水疱性角膜症とは、角膜内皮細胞数の機能低下により角膜内に水がたまり、本来は透明である角膜が白く濁った状態です。角膜は、組織学的には5層から成ります。一番内側に位置している組織が角膜内皮です。角膜内皮はデスメ膜という基底膜とともに、角膜実質組織と前房水との境に位置します。生体内では増殖しない組織で、損傷を受けると周辺部の細胞が拡大して損傷を補います。つまり、内皮細胞は障害されると細胞数は減少し増加することはありません。

細胞密度は、正常で2500-3000個/mm2です。内皮細胞の機能は、角膜の含水率を一定に維持することです。
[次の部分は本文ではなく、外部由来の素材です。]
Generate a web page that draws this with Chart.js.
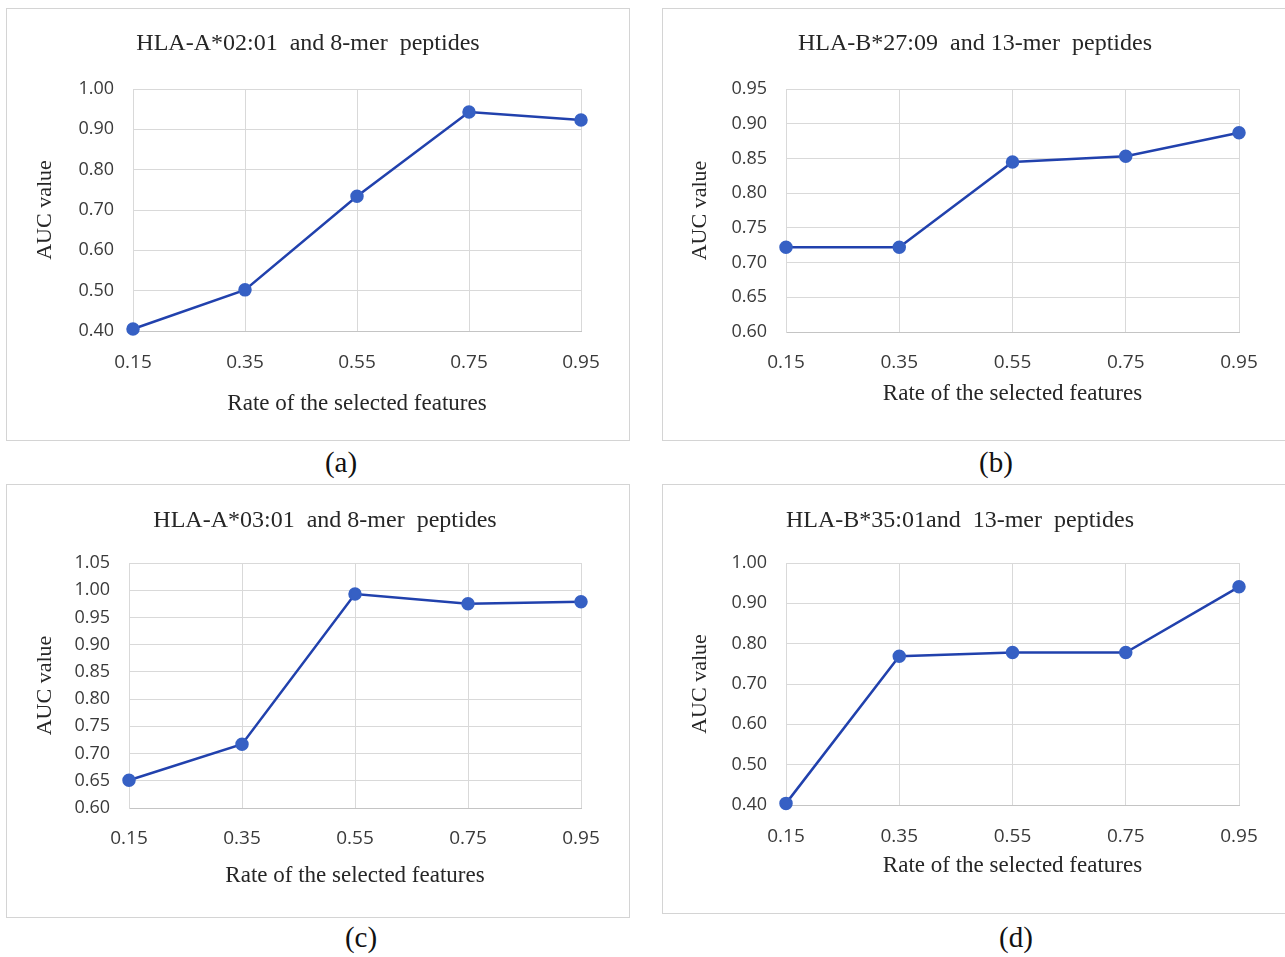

内皮細胞のポンプ機能とバリア機能が角膜の厚みを一定に調節しています。ポンプ機能とは、角膜実質から前房側への水輸送で、Na-K ATPaseがエネルギー源です。バリア機能とは、タイトジャンクションという構造が、前房水が角膜内に入らないようにする柵のことです。一般的に、角膜内皮細胞密度が、400個/mm2以下になると、ポンプ機能とバリア機能が低下し、角膜内に水がたまり、角膜が厚くなります。その状態が水疱性角膜症です。
 

原因

角膜内皮が障害される主な原因として、以下が考えられます。

  • 内眼手術
  • 急激な眼圧の上昇
  • 眼の外傷
  • 眼内の炎症
  • コンタクトレンズ
  • 先天性の疾患

症状

角膜内に水がたまり角膜に浮腫(ふしゅ)(むくみ)が生じます。角膜の透明性が低下してかすみを自覚したり、表面に水疱ができて水疱がはがれて眼の痛みを自覚したりします。

検査・診断

角膜内皮の検査法としては、以下が挙げられます。

  • 細隙灯(さいげきとう)顕微鏡検査
  • スペキュラーマイクロスコープ
  • 角膜形状解析装置(スリット式、光干渉式)

細隙灯顕微鏡検査は、鏡面反射法で角膜内皮面からの反射光を利用して角膜内皮細胞の形状を観察します。スペキュラーマイクロスコープは、鏡面反射像を用いた生体顕微鏡で、原理は細隙灯顕微鏡と同じですが定量化(数値化)できることが利点です。具体的には、角膜内皮細胞密度のほか変動係数や角膜厚などが測定できます。角膜形状解析装置(スリット式、光干渉式)は、角膜厚の分布を疑似カラー表示してマップ化できます。正常の角膜は、中央が薄く(約0.5mm)、周辺が厚く(約0.7mm)なっていますが、水疱性角膜症になると正常な角膜厚分布が崩れます。角膜形状解析装置は、角膜浮腫の部位が限局的か全体的かを検査することができるので、治療法の選択にも有用です。
 

治療

痛みを和らげるために油性眼軟膏や治療用ソフトコンタクトレンズ装用をおこないます。浮腫が高度な場合は角膜移植手術を行います。目的は、減少した角膜内皮細胞の供給です。従来は全層角膜移植を行い、角膜全層を置換していました。近年は、水疱性角膜症のうち、角膜実質が透明な場合に限り角膜内皮移植を行います。角膜内皮移植は、正常部位をできる限り温存し、異常な層のみを置換する角膜パーツ移植です。早期の視機能回復と拒絶反応発症率が低いのが利点です。2018年現在の水疱性角膜症に対する再生医療のトピックスとして、提供された角膜由来の角膜内皮細胞を生体外で培養した“培養ヒト角膜内皮細胞”を前房内に注入する治験(治療の臨床試験)も行われています。